S: What is your process when you create your artwork? Are you consistent with one approach or various?

D: I don’t have any solid area in my folks’ house to paint in, so I have an old shower curtain on the back patio, held down with rocks where I paint. I toss the canvas down, play some random ambient compilation, smack stuff on the canvas and continuously send photos of my progress to my girlfriend to make sure what I’m making isn’t total garbage. I also try my best to mix my approach up whenever I feel like it. I’m still learning, so anytime I think of a new way to implement something into a piece, I’ll try it. Whether it be newspaper, glass, my cigarette butts, etc… I just wanna see if it looks cool on the canvas.

S: What tools do you utilize to make your pieces?

D: Typically I just use oil or acrylic paint and a painting knife. Lately I’ve been trying to see how else I could go about things. I’ll use newspaper clippings and tape some areas off for layering. And if I’m “brave enough” I’ll use a brush, despite having ridiculously shaky hands…

S: What is the art scene like in the Central Valley? What makes you different from other artists?

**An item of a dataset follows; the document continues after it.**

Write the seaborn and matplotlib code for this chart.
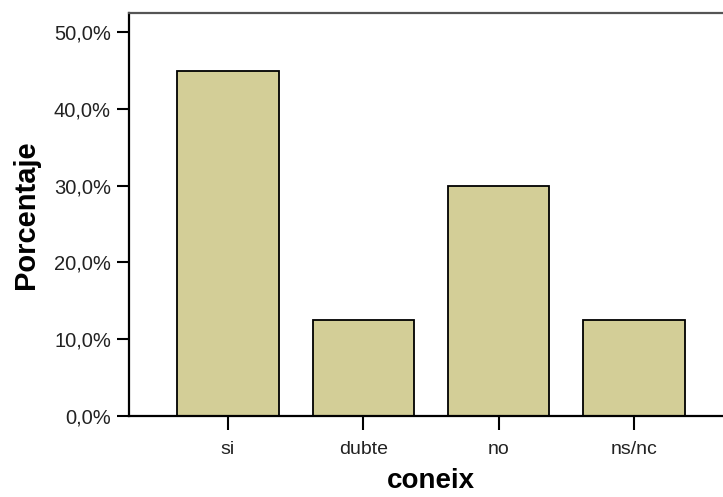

D: Well, being relatively new to the Central Valley, I haven’t seen too much of what other people are doing yet. That’s a goal of mine; to meet and make friends with like-minded artists around here. What I have seen has been very encouraging though! It seems the folks pursuing art around our area are genuinely drawn to it and that’s uplifting.

What makes me different? Ha, I have no idea. I wanna say “nothing” because we’re all just trying our best and making it work.